* begin Dataset excerpt *

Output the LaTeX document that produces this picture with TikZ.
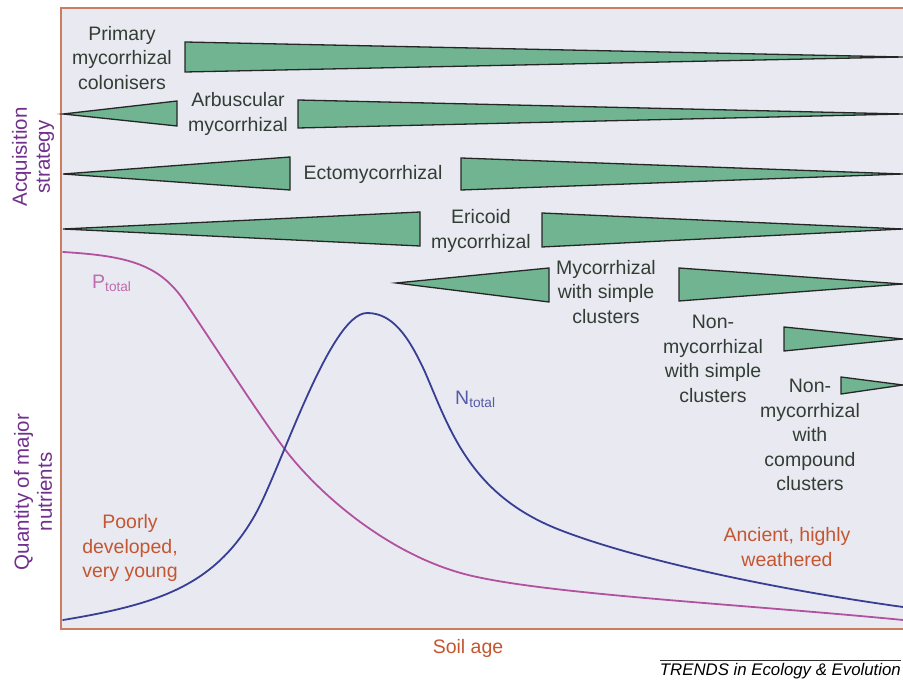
\documentclass[tikz,border=0pt]{standalone}
\usepackage{fontspec}
\setmainfont{Liberation Sans}
\definecolor{bgcol}{RGB}{233,233,242}
\definecolor{framecol}{RGB}{205,125,95}
\definecolor{wedgecol}{RGB}{112,180,145}
\definecolor{txtcol}{RGB}{50,62,52}
\definecolor{axcol}{RGB}{112,48,140}
\definecolor{orcol}{RGB}{196,86,48}
\definecolor{pcol}{RGB}{178,82,158}
\definecolor{ncol}{RGB}{55,62,148}
\begin{document}
\begin{tikzpicture}[x=1pt,y=-1pt,
  wedge/.style={fill=wedgecol, draw=black!85, line width=1.3, line join=miter},
  lab/.style={align=center, text=txtcol, font=\fontsize{19.5}{24.5}\selectfont, inner sep=0pt},
  axlab/.style={align=center, text=axcol, font=\fontsize{20.5}{23}\selectfont, rotate=90, inner sep=0pt},
  orlab/.style={align=center, text=orcol, font=\fontsize{19.5}{24.5}\selectfont, inner sep=0pt},
  curve/.style={line width=1.8, line cap=round}]
\clip (0,0) rectangle (903,684);
\fill[white] (0,0) rectangle (903,684);
\fill[bgcol] (61,8) rectangle (910,629);
\draw[framecol, line width=1.3] (910,8) -- (61,8) -- (61,629) -- (910,629);
% wedges
\draw[wedge] (185,42) -- (903,57) -- (185,72) -- cycle;
\draw[wedge] (63,114) -- (177,101) -- (177,126) -- cycle;
\draw[wedge] (298,100) -- (903,114) -- (298,128) -- cycle;
\draw[wedge] (63,174) -- (290,157) -- (290,190) -- cycle;
\draw[wedge] (461,158) -- (903,174) -- (461,190) -- cycle;
\draw[wedge] (63,229) -- (420,212) -- (420,246) -- cycle;
\draw[wedge] (542,213) -- (903,229) -- (542,247) -- cycle;
\draw[wedge] (396,283) -- (549,268) -- (549,302) -- cycle;
\draw[wedge] (679,268) -- (903,284) -- (679,301) -- cycle;
\draw[wedge] (784,327) -- (903,339) -- (784,351) -- cycle;
\draw[wedge] (841,377) -- (903,385) -- (841,394) -- cycle;
% strategy labels
\node[lab] (prim) at (122,58) {Primary\\mycorrhizal\\colonisers};
\node[lab] (arb) at (238,114) {Arbuscular\\mycorrhizal};
\node[lab] (ecto) at (373,174) {Ectomycorrhizal};
\node[lab] (eric) at (481,231) {Ericoid\\mycorrhizal};
\node[lab] (mycs) at (606,292) {Mycorrhizal\\with simple\\clusters};
\node[lab] (nms) at (713,359) {Non-\\mycorrhizal\\with simple\\clusters};
\node[lab] (nmc) at (810,435) {Non-\\mycorrhizal\\with\\compound\\clusters};
% curves
\draw[curve, pcol] (63,252) .. controls (130,256) and (160,265) .. (185,302)
  .. controls (215,346) and (262,420) .. (287,452)
  .. controls (322,497) and (395,560) .. (477,577)
  .. controls (560,595) and (750,605) .. (903,620);
\draw[curve, ncol] (63,620) .. controls (160,604) and (215,585) .. (255,515)
  .. controls (280,471) and (330,313) .. (367,313)
  .. controls (392,313) and (408,335) .. (425,372)
  .. controls (450,430) and (470,495) .. (560,530)
  .. controls (640,561) and (780,590) .. (903,607);
\node[text=pcol!85, font=\fontsize{19.5}{24}\selectfont, inner sep=0pt, anchor=west] (ptot) at (92,283) {P\textsubscript{total}};
\node[text=ncol!85, font=\fontsize{19.5}{24}\selectfont, inner sep=0pt, anchor=west] (ntot) at (455,399) {N\textsubscript{total}};
% soil descriptions
\node[orlab] (young) at (130,548) {Poorly\\developed,\\very young};
\node[orlab] (old) at (787,547) {Ancient, highly\\weathered};
% axis labels
\node[axlab] (acq) at (33,157) {Acquisition\\strategy};
\node[axlab] (qty) at (33,492) {Quantity of major\\nutrients};
\node[text=orcol, font=\fontsize{19.5}{24}\selectfont, inner sep=0pt] (soil) at (468,648) {Soil age};
% credit
\draw[black!80, line width=0.6] (660,660) -- (901,660);
\node[anchor=east, font=\fontsize{16.8}{20}\selectfont\itshape, inner sep=0pt] (trends) at (901,671) {TRENDS in Ecology \& Evolution};
\end{tikzpicture}
\end{document}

* end Dataset excerpt *

[Given problem]
Copy every line of the data exactly as written, excluding the pictures.

[Result]
Output the LaTeX document that produces this picture with TikZ.
\documentclass[tikz,border=0pt]{standalone}
\usepackage{fontspec}
\setmainfont{Liberation Sans}
\definecolor{bgcol}{RGB}{233,233,242}
\definecolor{framecol}{RGB}{205,125,95}
\definecolor{wedgecol}{RGB}{112,180,145}
\definecolor{txtcol}{RGB}{50,62,52}
\definecolor{axcol}{RGB}{112,48,140}
\definecolor{orcol}{RGB}{196,86,48}
\definecolor{pcol}{RGB}{178,82,158}
\definecolor{ncol}{RGB}{55,62,148}
\begin{document}
\begin{tikzpicture}[x=1pt,y=-1pt,
  wedge/.style={fill=wedgecol, draw=black!85, line width=1.3, line join=miter},
  lab/.style={align=center, text=txtcol, font=\fontsize{19.5}{24.5}\selectfont, inner sep=0pt},
  axlab/.style={align=center, text=axcol, font=\fontsize{20.5}{23}\selectfont, rotate=90, inner sep=0pt},
  orlab/.style={align=center, text=orcol, font=\fontsize{19.5}{24.5}\selectfont, inner sep=0pt},
  curve/.style={line width=1.8, line cap=round}]
\clip (0,0) rectangle (903,684);
\fill[white] (0,0) rectangle (903,684);
\fill[bgcol] (61,8) rectangle (910,629);
\draw[framecol, line width=1.3] (910,8) -- (61,8) -- (61,629) -- (910,629);
% wedges
\draw[wedge] (185,42) -- (903,57) -- (185,72) -- cycle;
\draw[wedge] (63,114) -- (177,101) -- (177,126) -- cycle;
\draw[wedge] (298,100) -- (903,114) -- (298,128) -- cycle;
\draw[wedge] (63,174) -- (290,157) -- (290,190) -- cycle;
\draw[wedge] (461,158) -- (903,174) -- (461,190) -- cycle;
\draw[wedge] (63,229) -- (420,212) -- (420,246) -- cycle;
\draw[wedge] (542,213) -- (903,229) -- (542,247) -- cycle;
\draw[wedge] (396,283) -- (549,268) -- (549,302) -- cycle;
\draw[wedge] (679,268) -- (903,284) -- (679,301) -- cycle;
\draw[wedge] (784,327) -- (903,339) -- (784,351) -- cycle;
\draw[wedge] (841,377) -- (903,385) -- (841,394) -- cycle;
% strategy labels
\node[lab] (prim) at (122,58) {Primary\\mycorrhizal\\colonisers};
\node[lab] (arb) at (238,114) {Arbuscular\\mycorrhizal};
\node[lab] (ecto) at (373,174) {Ectomycorrhizal};
\node[lab] (eric) at (481,231) {Ericoid\\mycorrhizal};
\node[lab] (mycs) at (606,292) {Mycorrhizal\\with simple\\clusters};
\node[lab] (nms) at (713,359) {Non-\\mycorrhizal\\with simple\\clusters};
\node[lab] (nmc) at (810,435) {Non-\\mycorrhizal\\with\\compound\\clusters};
% curves
\draw[curve, pcol] (63,252) .. controls (130,256) and (160,265) .. (185,302)
  .. controls (215,346) and (262,420) .. (287,452)
  .. controls (322,497) and (395,560) .. (477,577)
  .. controls (560,595) and (750,605) .. (903,620);
\draw[curve, ncol] (63,620) .. controls (160,604) and (215,585) .. (255,515)
  .. controls (280,471) and (330,313) .. (367,313)
  .. controls (392,313) and (408,335) .. (425,372)
  .. controls (450,430) and (470,495) .. (560,530)
  .. controls (640,561) and (780,590) .. (903,607);
\node[text=pcol!85, font=\fontsize{19.5}{24}\selectfont, inner sep=0pt, anchor=west] (ptot) at (92,283) {P\textsubscript{total}};
\node[text=ncol!85, font=\fontsize{19.5}{24}\selectfont, inner sep=0pt, anchor=west] (ntot) at (455,399) {N\textsubscript{total}};
% soil descriptions
\node[orlab] (young) at (130,548) {Poorly\\developed,\\very young};
\node[orlab] (old) at (787,547) {Ancient, highly\\weathered};
% axis labels
\node[axlab] (acq) at (33,157) {Acquisition\\strategy};
\node[axlab] (qty) at (33,492) {Quantity of major\\nutrients};
\node[text=orcol, font=\fontsize{19.5}{24}\selectfont, inner sep=0pt] (soil) at (468,648) {Soil age};
% credit
\draw[black!80, line width=0.6] (660,660) -- (901,660);
\node[anchor=east, font=\fontsize{16.8}{20}\selectfont\itshape, inner sep=0pt] (trends) at (901,671) {TRENDS in Ecology \& Evolution};
\end{tikzpicture}
\end{document}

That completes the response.